Antonio Inoki vs. The Great Antonio: Do not sandbag Antonio Inoki or he will make you regret it. Inoki is the founder of “strong style,” a method of Japanese wrestling that makes a fake fight look real by basically not pulling punches. And when Croatian strongman The Great Antonio decided to make Inoki look a fool, Inoki proceeded to slap the snot out of his nose and stomp on his head even after he was unconscious.
Lex Luger vs. Bruiser Brody: Luger got a huge push in Florida before he’d paid his dues, getting the top belt in the territory in two weeks. Road dog veteran Bruiser Brody didn’t care for it, and started shooting on Lex during his final match in Florida. Luger openly asks the referee what he’s supposed to do, finally giving up and nonchalantly climbing out of the ring for the win. He didn’t even take a shower before he drove up to North Carolina for his next gig in what would later become WCW.
Koji Kitao vs. Earthquake: This one got ugly fast. Kitao and Earthquake were both sumo wrestlers with big followings in Japan. Kitao had been officially expelled from the sport of sumo, and in the world of pro wrestling, he wasn’t a fan of losing or even making his opponents look good. So he decided to shoot on Earthquake, going so far as to try to eye gouge him. Earthquake, for his part, suplexed a giant, unwilling man, which looks ugly but is awesome.
Rikidozan vs. Masahiko Kimura: Rikidozan (right) invented pro wrestling in Japan. Masahiko Kimura (left) was a judo legend. But when Kimura botched a kick, Rikidozan attacked for real, with tragic consequences. In retaliation, a member of the yakuza stabbed Rikidozan in a nightclub with a urine-soaked blade, and he died of a related infection.
The Spider Lady vs. Wendi Richter: You might know of the Montreal Screwjob, the doublecross where Vince McMahon, Triple H, Shawn Michaels and others conspired to humiliate Bret Hart while taking the WWE title off him. Less well known is when Vince McMahon employed The Fabulous Moolah in a mask to do the same to Richter. The match is over almost as quickly as it begins as the referee fast-counts Richter out of her title.
Antonio Inoki vs. Muhammad Ali: Remember Inoki from earlier? Well, he and Ali were scheduled to work a boxer vs. wrestler fight, a precursor to MMA that was popular at the time. Ali’s camp got wind, however, that Inoki planned to shoot on the aging fighter. Indeed, Inoki spent an hour kicking the crap out of Ali’s legs. Ali immediately got on a plane home with no press conference and injuries sustained in the fight effectively ended his professional career.
D-Von Dudley and Mass Transit vs.

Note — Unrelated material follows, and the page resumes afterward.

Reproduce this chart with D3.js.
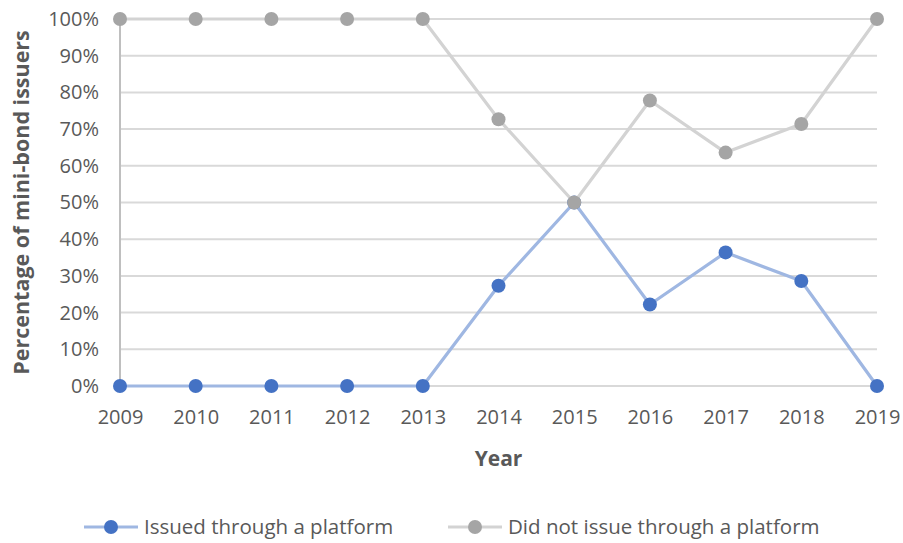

The Gangstas: Mass Transit lied to then-ECW promoter Paul Heyman, claiming to be 23 when he was actually 17. Heyman put the kid in a match with New Jack, who’s known for having a bit of a screw loose on a good day. The match called for a blade job, where wrestlers intentionally cut themselves. Well, Mass Transit outsourced his cuts to New Jack, who severed two arteries, causing the kid to bleed like a stuck pig while New Jack yelled “I don’t care if this motherfucker dies. I hate white people. I hate people from Boston.”

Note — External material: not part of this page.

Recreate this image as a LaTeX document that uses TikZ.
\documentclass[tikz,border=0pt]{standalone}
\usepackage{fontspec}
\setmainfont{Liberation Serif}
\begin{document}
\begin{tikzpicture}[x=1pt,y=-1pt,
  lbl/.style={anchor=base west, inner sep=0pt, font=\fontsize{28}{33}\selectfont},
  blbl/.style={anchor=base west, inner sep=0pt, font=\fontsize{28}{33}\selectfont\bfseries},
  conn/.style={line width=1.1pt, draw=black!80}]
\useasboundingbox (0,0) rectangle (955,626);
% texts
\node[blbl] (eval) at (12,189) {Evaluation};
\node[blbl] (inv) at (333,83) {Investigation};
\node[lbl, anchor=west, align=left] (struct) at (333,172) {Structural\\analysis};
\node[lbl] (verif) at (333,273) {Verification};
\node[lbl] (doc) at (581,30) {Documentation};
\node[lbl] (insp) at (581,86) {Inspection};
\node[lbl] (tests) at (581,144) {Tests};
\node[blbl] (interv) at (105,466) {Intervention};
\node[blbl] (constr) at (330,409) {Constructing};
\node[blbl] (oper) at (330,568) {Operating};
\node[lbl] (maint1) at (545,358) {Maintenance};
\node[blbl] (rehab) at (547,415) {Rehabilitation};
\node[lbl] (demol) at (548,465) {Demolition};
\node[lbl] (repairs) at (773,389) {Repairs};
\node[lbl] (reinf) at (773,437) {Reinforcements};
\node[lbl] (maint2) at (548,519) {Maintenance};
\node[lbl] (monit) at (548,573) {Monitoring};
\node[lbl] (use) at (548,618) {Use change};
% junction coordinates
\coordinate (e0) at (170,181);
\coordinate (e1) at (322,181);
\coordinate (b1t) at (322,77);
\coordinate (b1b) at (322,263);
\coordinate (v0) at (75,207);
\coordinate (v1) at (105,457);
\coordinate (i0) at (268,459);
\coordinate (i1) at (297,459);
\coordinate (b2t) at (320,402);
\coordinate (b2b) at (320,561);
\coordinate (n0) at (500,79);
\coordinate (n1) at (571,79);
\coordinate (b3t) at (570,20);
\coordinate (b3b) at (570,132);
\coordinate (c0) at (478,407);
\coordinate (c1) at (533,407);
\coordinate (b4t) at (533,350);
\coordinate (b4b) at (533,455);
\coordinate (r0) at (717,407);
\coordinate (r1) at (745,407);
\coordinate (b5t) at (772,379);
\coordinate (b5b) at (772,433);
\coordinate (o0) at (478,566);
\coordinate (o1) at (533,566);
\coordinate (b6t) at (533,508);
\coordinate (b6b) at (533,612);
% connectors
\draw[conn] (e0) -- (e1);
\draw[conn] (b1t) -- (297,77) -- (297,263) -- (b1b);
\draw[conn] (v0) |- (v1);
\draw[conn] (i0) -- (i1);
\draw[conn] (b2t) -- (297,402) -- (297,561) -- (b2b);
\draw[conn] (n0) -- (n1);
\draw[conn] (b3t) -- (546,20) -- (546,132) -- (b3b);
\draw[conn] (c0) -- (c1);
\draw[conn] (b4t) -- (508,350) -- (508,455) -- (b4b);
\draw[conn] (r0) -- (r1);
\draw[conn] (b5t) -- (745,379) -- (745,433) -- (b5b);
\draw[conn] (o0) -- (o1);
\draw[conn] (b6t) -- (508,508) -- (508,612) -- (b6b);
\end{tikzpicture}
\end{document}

Ed “Strangler” Lewis vs. Ray Steele: Finally, we dig way back into wrestling’s primordial past. Ed “Strangler” Lewis (right), the Hulk Hogan of the 1920s, and Ray Steele (left) were scheduled to work one another at Madison Square Garden. For reasons that aren’t clear, the two never locked up. Instead, they circled for 20 minutes before Steele got fed up and punched Lewis in the face, knocking him out. The referee disqualified Steele and Lewis kept the title.